Question

The sum of all integers between 1 and 100 (both inclusive) which are divisible by 5 or 13 is

• A. $1349$
• B. $1536$
• C. $1237$
• D. $1479$

Hint:

To find the sum of integers divisible by $A$ or $B$ within a range, use the Principle of Inclusion-Exclusion for sums: $\text{Sum}(A \text{ or } B) = \text{Sum}(A) + \text{Sum}(B) - \text{Sum}(A \text{ and } B)$. Remember that "$A$ and $B$" means divisible by $\text{LCM}(A, B)$. For arithmetic progressions, the sum can be calculated as $\frac{\text{number of terms}}{2} \times (\text{first term} + \text{last term})$. The number of terms can be found by $\left\lfloor \frac{\text{last number in range}}{\text{divisor}} \right\rfloor$.

Answer 1

The Correct Option is A

We need to find the sum of all integers between 1 and 100 (inclusive) that are divisible by 5 or 13. We can use the Principle of Inclusion-Exclusion for sums: \[ \text{Sum}(A \cup B) = \text{Sum}(A) + \text{Sum}(B) - \text{Sum}(A \cap B) \] Here, $A$ represents numbers divisible by 5, $B$ represents numbers divisible by 13, and $A \cap B$ represents numbers divisible by both 5 and 13 (i.e., by their least common multiple, $\text{LCM}(5, 13)$).
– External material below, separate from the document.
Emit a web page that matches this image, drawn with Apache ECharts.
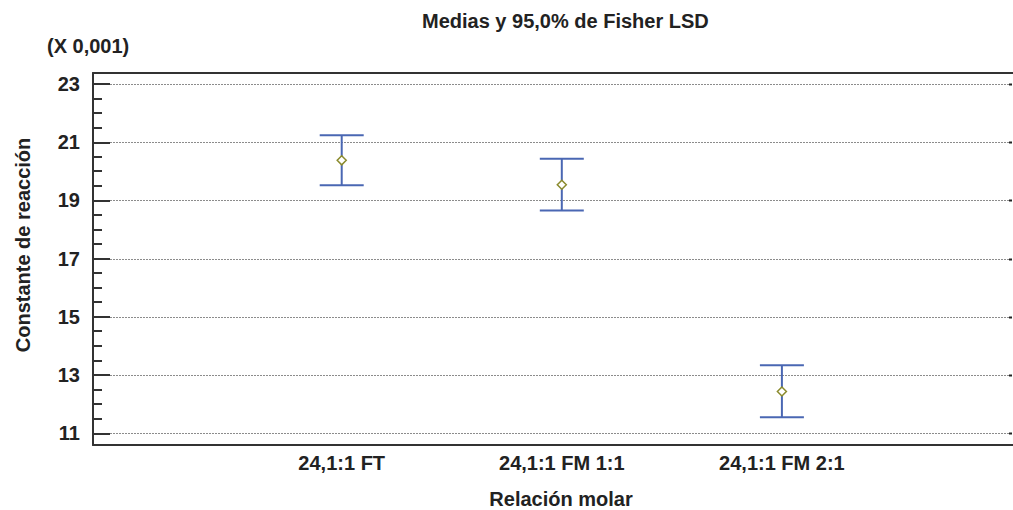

Since 5 and 13 are prime numbers, their LCM is $5 \times 13 = 65$. \medskip First, let's find the sum of numbers divisible by 5 up to 100. The numbers are 5, 10, 15, ..., 100. This is an arithmetic progression. The number of terms: \[ n_5 = \frac{100}{5} = 20 \] The sum: \[ S_5 = \frac{n_5}{2}( \text{first term} + \text{last term} ) = \frac{20}{2}(5 + 100) = 10 \times 105 = 1050 \] \medskip Next, let's find the sum of numbers divisible by 13 up to 100. The numbers are 13, 26, 39, 52, 65, 78, 91. The number of terms: \[ n_{13} = \left\lfloor \frac{100}{13} \right\rfloor = 7 \] The sum: \[ S_{13} = \frac{n_{13}}{2}( \text{first term} + \text{last term} ) = \frac{7}{2}(13 + 91) = \frac{7}{2}(104) = 7 \times 52 = 364 \] \medskip Finally, let's find the sum of numbers divisible by both 5 and 13 (i.e., by 65) up to 100. The only number is 65. The sum: \[ S_{65} = 65 \] The number of terms: \[ n_{65} = \left\lfloor \frac{100}{65} \right\rfloor = 1 \] \medskip Using the Principle of Inclusion-Exclusion: \[ \text{Total Sum} = S_5 + S_{13} - S_{65} = 1050 + 364 - 65 = 1349 \]